*SUPPLIED MATERIAL*.
⁂
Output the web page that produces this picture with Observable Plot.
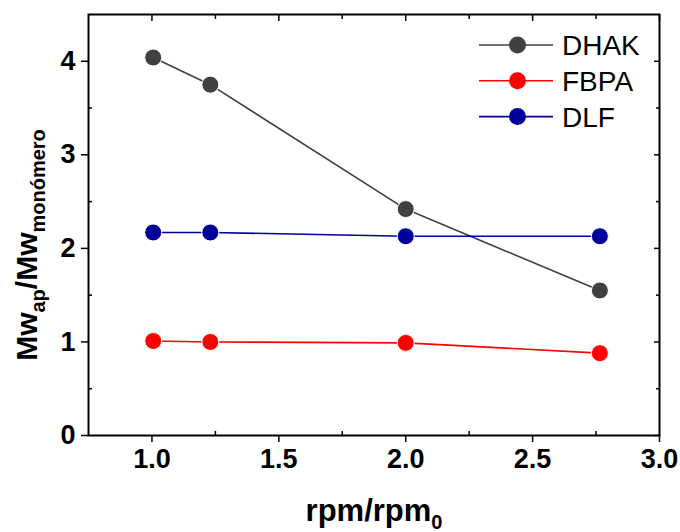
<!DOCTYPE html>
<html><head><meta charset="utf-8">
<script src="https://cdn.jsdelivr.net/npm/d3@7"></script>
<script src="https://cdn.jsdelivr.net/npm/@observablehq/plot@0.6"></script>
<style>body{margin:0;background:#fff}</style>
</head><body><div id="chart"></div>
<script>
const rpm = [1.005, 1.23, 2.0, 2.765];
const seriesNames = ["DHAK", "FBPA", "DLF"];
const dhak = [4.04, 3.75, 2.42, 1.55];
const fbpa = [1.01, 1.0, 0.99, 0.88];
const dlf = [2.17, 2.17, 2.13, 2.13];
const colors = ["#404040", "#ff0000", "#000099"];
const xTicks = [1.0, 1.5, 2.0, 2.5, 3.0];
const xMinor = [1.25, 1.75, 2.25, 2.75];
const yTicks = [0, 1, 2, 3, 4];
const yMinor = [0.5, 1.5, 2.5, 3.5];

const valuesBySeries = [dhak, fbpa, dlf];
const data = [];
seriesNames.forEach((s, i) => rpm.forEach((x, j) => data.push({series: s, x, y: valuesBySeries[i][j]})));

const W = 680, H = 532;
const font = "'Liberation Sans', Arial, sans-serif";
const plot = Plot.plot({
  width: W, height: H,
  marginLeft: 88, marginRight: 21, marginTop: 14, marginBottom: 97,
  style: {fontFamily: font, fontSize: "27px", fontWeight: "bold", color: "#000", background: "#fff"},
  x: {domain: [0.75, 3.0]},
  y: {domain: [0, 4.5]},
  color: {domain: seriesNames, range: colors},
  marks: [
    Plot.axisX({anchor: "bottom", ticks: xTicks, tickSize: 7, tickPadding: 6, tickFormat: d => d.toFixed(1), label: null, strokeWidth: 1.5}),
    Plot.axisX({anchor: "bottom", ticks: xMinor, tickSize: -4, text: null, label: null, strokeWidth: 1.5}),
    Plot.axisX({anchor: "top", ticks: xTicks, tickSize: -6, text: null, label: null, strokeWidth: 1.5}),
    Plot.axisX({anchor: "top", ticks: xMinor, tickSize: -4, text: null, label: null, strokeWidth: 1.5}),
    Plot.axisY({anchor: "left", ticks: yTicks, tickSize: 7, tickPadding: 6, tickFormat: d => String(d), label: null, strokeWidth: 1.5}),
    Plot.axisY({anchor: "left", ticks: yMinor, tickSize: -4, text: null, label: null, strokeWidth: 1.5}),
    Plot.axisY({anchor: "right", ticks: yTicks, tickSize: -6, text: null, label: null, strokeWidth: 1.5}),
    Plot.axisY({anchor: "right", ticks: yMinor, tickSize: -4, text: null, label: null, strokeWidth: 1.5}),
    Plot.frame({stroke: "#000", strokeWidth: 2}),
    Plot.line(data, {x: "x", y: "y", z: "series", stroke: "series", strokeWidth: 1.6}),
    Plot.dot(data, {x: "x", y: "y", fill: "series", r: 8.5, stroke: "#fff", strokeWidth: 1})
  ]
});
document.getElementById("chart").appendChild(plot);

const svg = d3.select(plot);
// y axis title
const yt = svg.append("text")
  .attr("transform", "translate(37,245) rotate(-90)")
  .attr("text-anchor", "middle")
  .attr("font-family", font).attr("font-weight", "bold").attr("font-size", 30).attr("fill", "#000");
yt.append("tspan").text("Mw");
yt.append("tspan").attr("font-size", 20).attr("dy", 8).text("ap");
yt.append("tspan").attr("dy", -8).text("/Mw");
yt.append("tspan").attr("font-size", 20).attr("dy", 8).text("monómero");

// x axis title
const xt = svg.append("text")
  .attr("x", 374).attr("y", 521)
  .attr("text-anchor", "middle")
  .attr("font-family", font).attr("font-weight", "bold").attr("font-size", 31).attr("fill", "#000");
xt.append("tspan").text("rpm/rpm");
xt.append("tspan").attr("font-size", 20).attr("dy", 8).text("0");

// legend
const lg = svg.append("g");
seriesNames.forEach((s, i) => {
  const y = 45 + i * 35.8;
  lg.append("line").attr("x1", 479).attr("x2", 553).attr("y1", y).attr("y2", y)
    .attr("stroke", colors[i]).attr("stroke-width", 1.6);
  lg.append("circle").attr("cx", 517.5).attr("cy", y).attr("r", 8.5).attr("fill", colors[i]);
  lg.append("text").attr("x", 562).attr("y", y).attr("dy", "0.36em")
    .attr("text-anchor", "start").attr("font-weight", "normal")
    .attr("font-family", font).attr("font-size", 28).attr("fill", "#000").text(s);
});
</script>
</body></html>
⁂
*EXERCISE DESCRIPTION*.
Repeat the lines above, starting at the first and stopping after the line that holds "seriesNames.forEach((s, i) => rpm.forEach((x, j)", with the pictures left out.

*TASK SOLUTION*.
Output the web page that produces this picture with Observable Plot.
<!DOCTYPE html>
<html><head><meta charset="utf-8">
<script src="https://cdn.jsdelivr.net/npm/d3@7"></script>
<script src="https://cdn.jsdelivr.net/npm/@observablehq/plot@0.6"></script>
<style>body{margin:0;background:#fff}</style>
</head><body><div id="chart"></div>
<script>
const rpm = [1.005, 1.23, 2.0, 2.765];
const seriesNames = ["DHAK", "FBPA", "DLF"];
const dhak = [4.04, 3.75, 2.42, 1.55];
const fbpa = [1.01, 1.0, 0.99, 0.88];
const dlf = [2.17, 2.17, 2.13, 2.13];
const colors = ["#404040", "#ff0000", "#000099"];
const xTicks = [1.0, 1.5, 2.0, 2.5, 3.0];
const xMinor = [1.25, 1.75, 2.25, 2.75];
const yTicks = [0, 1, 2, 3, 4];
const yMinor = [0.5, 1.5, 2.5, 3.5];

const valuesBySeries = [dhak, fbpa, dlf];
const data = [];
seriesNames.forEach((s, i) => rpm.forEach((x, j) => data.push({series: s, x, y: valuesBySeries[i][j]})));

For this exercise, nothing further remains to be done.